▸ **EXERCISE AIM**
Gather up every line from the entries below that uses the word "diagram".

Rows from a dataset of charts and code
"""
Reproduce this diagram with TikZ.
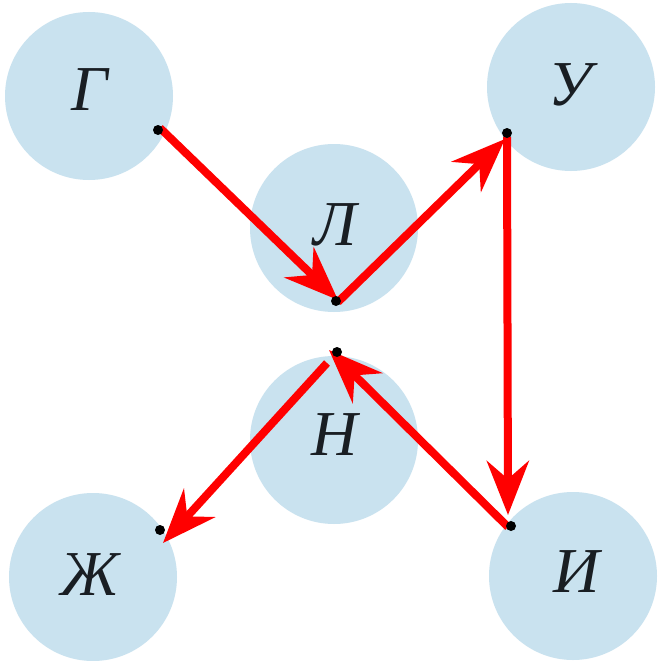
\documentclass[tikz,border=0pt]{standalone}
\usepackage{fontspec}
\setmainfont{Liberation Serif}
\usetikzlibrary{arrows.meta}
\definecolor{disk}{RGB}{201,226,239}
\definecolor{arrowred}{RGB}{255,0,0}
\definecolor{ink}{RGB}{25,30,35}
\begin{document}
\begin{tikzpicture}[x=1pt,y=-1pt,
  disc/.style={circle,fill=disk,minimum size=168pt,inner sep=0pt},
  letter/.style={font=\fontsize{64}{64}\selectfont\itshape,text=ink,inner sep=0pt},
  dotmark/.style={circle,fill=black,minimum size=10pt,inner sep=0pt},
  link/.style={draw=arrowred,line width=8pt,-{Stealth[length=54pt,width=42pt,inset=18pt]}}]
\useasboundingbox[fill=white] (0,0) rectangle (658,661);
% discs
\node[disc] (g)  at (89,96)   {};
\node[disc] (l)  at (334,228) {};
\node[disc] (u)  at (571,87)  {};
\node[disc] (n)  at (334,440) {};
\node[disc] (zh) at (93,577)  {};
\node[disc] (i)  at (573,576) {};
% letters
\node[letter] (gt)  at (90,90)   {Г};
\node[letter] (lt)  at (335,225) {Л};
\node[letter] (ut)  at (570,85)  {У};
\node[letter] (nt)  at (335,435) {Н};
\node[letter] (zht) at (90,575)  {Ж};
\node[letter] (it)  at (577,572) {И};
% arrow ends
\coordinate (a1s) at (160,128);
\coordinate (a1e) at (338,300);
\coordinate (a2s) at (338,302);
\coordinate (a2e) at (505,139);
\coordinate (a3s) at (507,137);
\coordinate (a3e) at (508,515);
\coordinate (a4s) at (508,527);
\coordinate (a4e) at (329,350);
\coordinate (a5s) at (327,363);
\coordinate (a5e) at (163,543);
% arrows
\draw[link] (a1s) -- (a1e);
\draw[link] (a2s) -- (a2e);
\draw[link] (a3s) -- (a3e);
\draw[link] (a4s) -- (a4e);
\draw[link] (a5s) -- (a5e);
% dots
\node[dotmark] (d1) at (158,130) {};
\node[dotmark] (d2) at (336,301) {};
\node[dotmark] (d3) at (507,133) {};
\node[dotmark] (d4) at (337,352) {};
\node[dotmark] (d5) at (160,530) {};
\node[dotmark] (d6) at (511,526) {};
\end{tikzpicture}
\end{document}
"""
"""
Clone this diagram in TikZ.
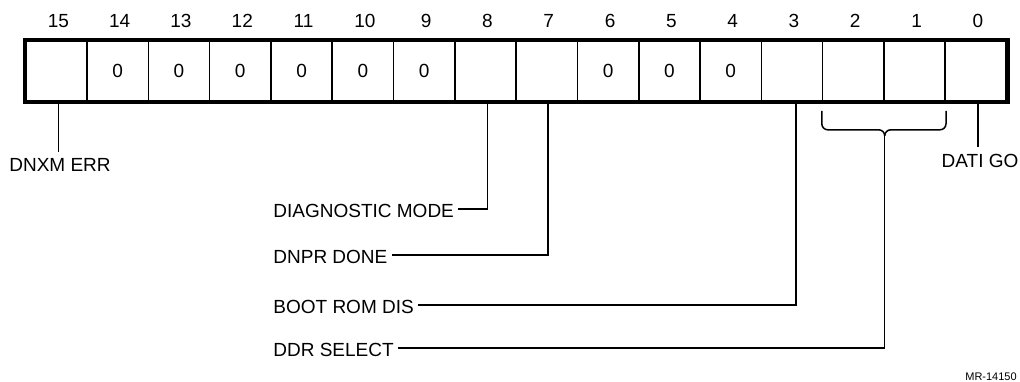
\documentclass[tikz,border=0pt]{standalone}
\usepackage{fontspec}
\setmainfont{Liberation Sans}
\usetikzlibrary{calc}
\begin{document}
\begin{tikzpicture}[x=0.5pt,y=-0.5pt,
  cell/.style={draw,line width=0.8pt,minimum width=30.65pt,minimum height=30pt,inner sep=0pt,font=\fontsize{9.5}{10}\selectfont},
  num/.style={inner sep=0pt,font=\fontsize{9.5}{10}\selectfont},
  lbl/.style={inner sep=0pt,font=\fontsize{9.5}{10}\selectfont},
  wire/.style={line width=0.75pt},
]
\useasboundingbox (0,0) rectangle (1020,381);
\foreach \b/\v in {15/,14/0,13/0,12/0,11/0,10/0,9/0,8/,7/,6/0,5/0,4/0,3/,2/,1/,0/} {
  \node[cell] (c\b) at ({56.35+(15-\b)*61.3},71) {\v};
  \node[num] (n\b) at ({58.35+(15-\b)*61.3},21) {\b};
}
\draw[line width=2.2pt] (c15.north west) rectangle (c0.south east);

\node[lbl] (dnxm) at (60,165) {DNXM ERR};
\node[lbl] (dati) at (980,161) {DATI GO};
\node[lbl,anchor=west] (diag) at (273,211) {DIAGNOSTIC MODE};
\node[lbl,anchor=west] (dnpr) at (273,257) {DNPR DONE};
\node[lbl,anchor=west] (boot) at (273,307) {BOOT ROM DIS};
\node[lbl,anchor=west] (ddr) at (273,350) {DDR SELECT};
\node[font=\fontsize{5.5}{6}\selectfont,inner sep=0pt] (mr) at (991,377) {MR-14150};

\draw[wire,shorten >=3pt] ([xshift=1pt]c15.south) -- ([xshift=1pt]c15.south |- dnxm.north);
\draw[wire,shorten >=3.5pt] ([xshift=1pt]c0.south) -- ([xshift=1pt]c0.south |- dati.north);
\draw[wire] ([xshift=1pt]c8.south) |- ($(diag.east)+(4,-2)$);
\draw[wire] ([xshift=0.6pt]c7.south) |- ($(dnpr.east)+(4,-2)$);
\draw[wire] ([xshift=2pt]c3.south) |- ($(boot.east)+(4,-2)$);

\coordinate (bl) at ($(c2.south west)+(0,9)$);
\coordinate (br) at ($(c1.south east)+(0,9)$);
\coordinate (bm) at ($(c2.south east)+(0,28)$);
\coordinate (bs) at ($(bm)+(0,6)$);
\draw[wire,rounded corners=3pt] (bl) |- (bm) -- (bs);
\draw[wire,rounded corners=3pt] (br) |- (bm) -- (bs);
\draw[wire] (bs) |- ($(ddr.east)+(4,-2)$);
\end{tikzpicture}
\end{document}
"""
▸ **WRITTEN SOLUTION**
Reproduce this diagram with TikZ.
Clone this diagram in TikZ.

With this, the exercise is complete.